Write out the material exactly, leaving every picture behind.

--- --- ---

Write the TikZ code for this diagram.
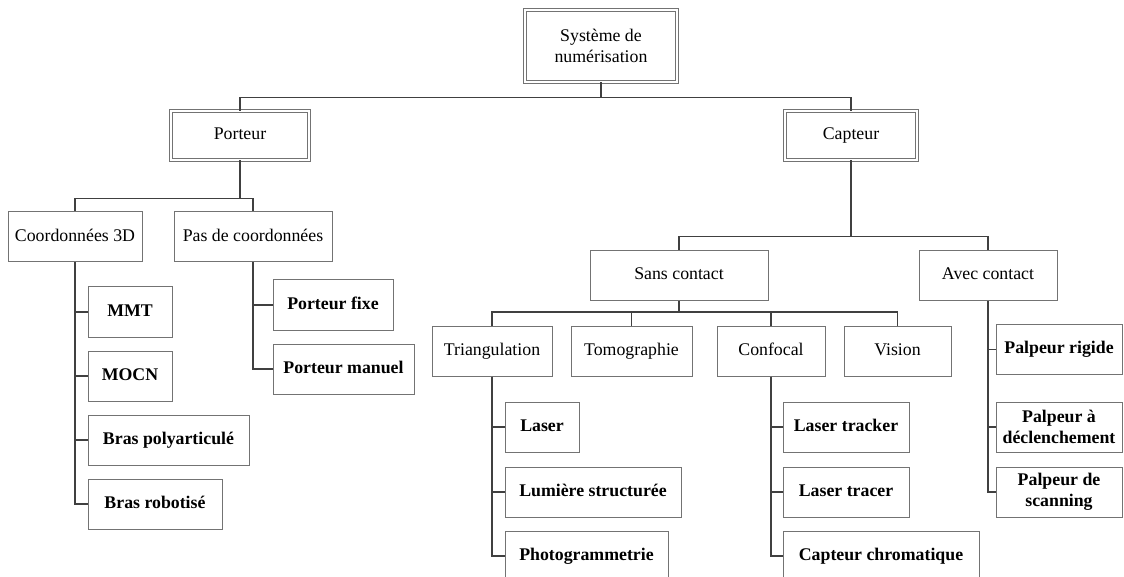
\documentclass[tikz,border=0pt]{standalone}
\usepackage{fontspec}
\setmainfont{Liberation Serif}
\usetikzlibrary{positioning}

\begin{document}
\begin{tikzpicture}[x=0.5pt,y=-0.5pt,node distance=6.5pt]
      \tikzstyle{cell}=[draw=black!55,line width=0.5pt,minimum height=25pt,inner sep=0pt,align=center,font=\fontsize{8.9}{10.5}\selectfont]
      \tikzstyle{box}=[cell,text height=6.2pt,text depth=1.9pt]
      \tikzstyle{leaf}=[box,font=\fontsize{8.9}{10.5}\selectfont\bfseries]
      \tikzstyle{leaftwo}=[cell,font=\fontsize{8.9}{10.5}\selectfont\bfseries]
      \tikzstyle{dbox}=[box,double,double distance=1pt,line width=0.4pt]
      \tikzstyle{link}=[black!75,line width=0.8pt]
      \useasboundingbox (0,0) rectangle (1124,577);
      \clip (0,0) rectangle (1124,577);
      \node[cell,double,double distance=1pt,line width=0.4pt,minimum width=76pt,minimum height=36pt] (root) at (601,46) {Système de\\numérisation};
      \node[dbox,minimum width=69pt,minimum height=24.5pt] (porteur) at (240,135.5) {Porteur};
      \node[dbox,minimum width=66pt,minimum height=24.5pt] (capteur) at (851,135.5) {Capteur};
      \node[box,minimum width=67pt] (coord) at (75,237) {Coordonnées 3D};
      \node[box,minimum width=79pt] (pas) at (253,237) {Pas de coordonnées};
      \node[leaf,minimum width=42pt] (mmt) at (130,312) {MMT};
      \node[leaf,minimum width=42pt,below=of mmt.south west,anchor=north west] (mocn) {MOCN};
      \node[leaf,minimum width=80.5pt,below=of mocn.south west,anchor=north west] (bpoly) {Bras polyarticulé};
      \node[leaf,minimum width=67pt,below=of bpoly.south west,anchor=north west] (brob) {Bras robotisé};
      \node[leaf,minimum width=60pt] (pfixe) at (333,305) {Porteur fixe};
      \node[leaf,minimum width=70.5pt,below=of pfixe.south west,anchor=north west] (pmanuel) {Porteur manuel};
      \node[box,minimum width=89pt] (sans) at (679,275.5) {Sans contact};
      \node[box,minimum width=69pt] (avec) at (988,275.5) {Avec contact};
      \node[box,minimum width=60pt] (tri) at (492,351) {Triangulation};
      \node[box,minimum width=60.5pt] (tomo) at (631.5,351) {Tomographie};
      \node[box,minimum width=54pt] (conf) at (771,351) {Confocal};
      \node[box,minimum width=53.5pt] (vision) at (897.5,351) {Vision};
      \node[leaf,minimum width=37pt] (laser) at (542,427) {Laser};
      \node[leaf,minimum width=88pt,below=7pt of laser.south west,anchor=north west] (lumiere) {Lumière structurée};
      \node[leaf,minimum width=81.5pt,below=of lumiere.south west,anchor=north west] (photo) {Photogrammetrie};
      \node[leaf,minimum width=63pt] (ltracker) at (846,427) {Laser tracker};
      \node[leaf,minimum width=63pt,below=7pt of ltracker.south west,anchor=north west] (ltracer) {Laser tracer};
      \node[leaf,minimum width=98pt,below=of ltracer.south west,anchor=north west] (chroma) {Capteur chromatique};
      \node[leaf,minimum width=63pt] (prigide) at (1059,349.5) {Palpeur rigide};
      \node[leaftwo,minimum width=63pt] (pdecl) at (1059,427) {Palpeur à\\déclenchement};
      \node[leaftwo,minimum width=63pt,below=7pt of pdecl.south west,anchor=north west] (pscan) {Palpeur de\\scanning};
      \draw[link] (root.south) -- +(0,15) -| (porteur.north);
      \draw[link] (root.south) -- +(0,15) -| (capteur.north);
      \draw[link] (porteur.south) -- +(0,38) -| (coord.north);
      \draw[link] (porteur.south) -- +(0,38) -| (pas.north);
      \draw[link] (capteur.south) -- +(0,76) -| (sans.north);
      \draw[link] (capteur.south) -- +(0,76) -| (avec.north);
      \draw[link] (sans.south) -- +(0,11) -| (tri.north);
      \draw[link] (sans.south) -- +(0,11) -| (tomo.north);
      \draw[link] (sans.south) -- +(0,11) -| (conf.north);
      \draw[link] (sans.south) -- +(0,11) -| (vision.north);
      \draw[link] (coord.south) |- (mmt.west);
      \draw[link] (coord.south) |- (mocn.west);
      \draw[link] (coord.south) |- (bpoly.west);
      \draw[link] (coord.south) |- (brob.west);
      \draw[link] (pas.south) |- (pfixe.west);
      \draw[link] (pas.south) |- (pmanuel.west);
      \draw[link] (tri.south) |- (laser.west);
      \draw[link] (tri.south) |- (lumiere.west);
      \draw[link] (tri.south) |- (photo.west);
      \draw[link] (conf.south) |- (ltracker.west);
      \draw[link] (conf.south) |- (ltracer.west);
      \draw[link] (conf.south) |- (chroma.west);
      \draw[link] (avec.south) |- (prigide.west);
      \draw[link] (avec.south) |- (pdecl.west);
      \draw[link] (avec.south) |- (pscan.west);
    \end{tikzpicture}
\end{document}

--- --- ---

- Output for this task:
Write the TikZ code for this diagram.
\documentclass[tikz,border=0pt]{standalone}
\usepackage{fontspec}
\setmainfont{Liberation Serif}
\usetikzlibrary{positioning}

\begin{document}
\begin{tikzpicture}[x=0.5pt,y=-0.5pt,node distance=6.5pt]
      \tikzstyle{cell}=[draw=black!55,line width=0.5pt,minimum height=25pt,inner sep=0pt,align=center,font=\fontsize{8.9}{10.5}\selectfont]
      \tikzstyle{box}=[cell,text height=6.2pt,text depth=1.9pt]
      \tikzstyle{leaf}=[box,font=\fontsize{8.9}{10.5}\selectfont\bfseries]
      \tikzstyle{leaftwo}=[cell,font=\fontsize{8.9}{10.5}\selectfont\bfseries]
      \tikzstyle{dbox}=[box,double,double distance=1pt,line width=0.4pt]
      \tikzstyle{link}=[black!75,line width=0.8pt]
      \useasboundingbox (0,0) rectangle (1124,577);
      \clip (0,0) rectangle (1124,577);
      \node[cell,double,double distance=1pt,line width=0.4pt,minimum width=76pt,minimum height=36pt] (root) at (601,46) {Système de\\numérisation};
      \node[dbox,minimum width=69pt,minimum height=24.5pt] (porteur) at (240,135.5) {Porteur};
      \node[dbox,minimum width=66pt,minimum height=24.5pt] (capteur) at (851,135.5) {Capteur};
      \node[box,minimum width=67pt] (coord) at (75,237) {Coordonnées 3D};
      \node[box,minimum width=79pt] (pas) at (253,237) {Pas de coordonnées};
      \node[leaf,minimum width=42pt] (mmt) at (130,312) {MMT};
      \node[leaf,minimum width=42pt,below=of mmt.south west,anchor=north west] (mocn) {MOCN};
      \node[leaf,minimum width=80.5pt,below=of mocn.south west,anchor=north west] (bpoly) {Bras polyarticulé};
      \node[leaf,minimum width=67pt,below=of bpoly.south west,anchor=north west] (brob) {Bras robotisé};
      \node[leaf,minimum width=60pt] (pfixe) at (333,305) {Porteur fixe};
      \node[leaf,minimum width=70.5pt,below=of pfixe.south west,anchor=north west] (pmanuel) {Porteur manuel};
      \node[box,minimum width=89pt] (sans) at (679,275.5) {Sans contact};
      \node[box,minimum width=69pt] (avec) at (988,275.5) {Avec contact};
      \node[box,minimum width=60pt] (tri) at (492,351) {Triangulation};
      \node[box,minimum width=60.5pt] (tomo) at (631.5,351) {Tomographie};
      \node[box,minimum width=54pt] (conf) at (771,351) {Confocal};
      \node[box,minimum width=53.5pt] (vision) at (897.5,351) {Vision};
      \node[leaf,minimum width=37pt] (laser) at (542,427) {Laser};
      \node[leaf,minimum width=88pt,below=7pt of laser.south west,anchor=north west] (lumiere) {Lumière structurée};
      \node[leaf,minimum width=81.5pt,below=of lumiere.south west,anchor=north west] (photo) {Photogrammetrie};
      \node[leaf,minimum width=63pt] (ltracker) at (846,427) {Laser tracker};
      \node[leaf,minimum width=63pt,below=7pt of ltracker.south west,anchor=north west] (ltracer) {Laser tracer};
      \node[leaf,minimum width=98pt,below=of ltracer.south west,anchor=north west] (chroma) {Capteur chromatique};
      \node[leaf,minimum width=63pt] (prigide) at (1059,349.5) {Palpeur rigide};
      \node[leaftwo,minimum width=63pt] (pdecl) at (1059,427) {Palpeur à\\déclenchement};
      \node[leaftwo,minimum width=63pt,below=7pt of pdecl.south west,anchor=north west] (pscan) {Palpeur de\\scanning};
      \draw[link] (root.south) -- +(0,15) -| (porteur.north);
      \draw[link] (root.south) -- +(0,15) -| (capteur.north);
      \draw[link] (porteur.south) -- +(0,38) -| (coord.north);
      \draw[link] (porteur.south) -- +(0,38) -| (pas.north);
      \draw[link] (capteur.south) -- +(0,76) -| (sans.north);
      \draw[link] (capteur.south) -- +(0,76) -| (avec.north);
      \draw[link] (sans.south) -- +(0,11) -| (tri.north);
      \draw[link] (sans.south) -- +(0,11) -| (tomo.north);
      \draw[link] (sans.south) -- +(0,11) -| (conf.north);
      \draw[link] (sans.south) -- +(0,11) -| (vision.north);
      \draw[link] (coord.south) |- (mmt.west);
      \draw[link] (coord.south) |- (mocn.west);
      \draw[link] (coord.south) |- (bpoly.west);
      \draw[link] (coord.south) |- (brob.west);
      \draw[link] (pas.south) |- (pfixe.west);
      \draw[link] (pas.south) |- (pmanuel.west);
      \draw[link] (tri.south) |- (laser.west);
      \draw[link] (tri.south) |- (lumiere.west);
      \draw[link] (tri.south) |- (photo.west);
      \draw[link] (conf.south) |- (ltracker.west);
      \draw[link] (conf.south) |- (ltracer.west);
      \draw[link] (conf.south) |- (chroma.west);
      \draw[link] (avec.south) |- (prigide.west);
      \draw[link] (avec.south) |- (pdecl.west);
      \draw[link] (avec.south) |- (pscan.west);
    \end{tikzpicture}
\end{document}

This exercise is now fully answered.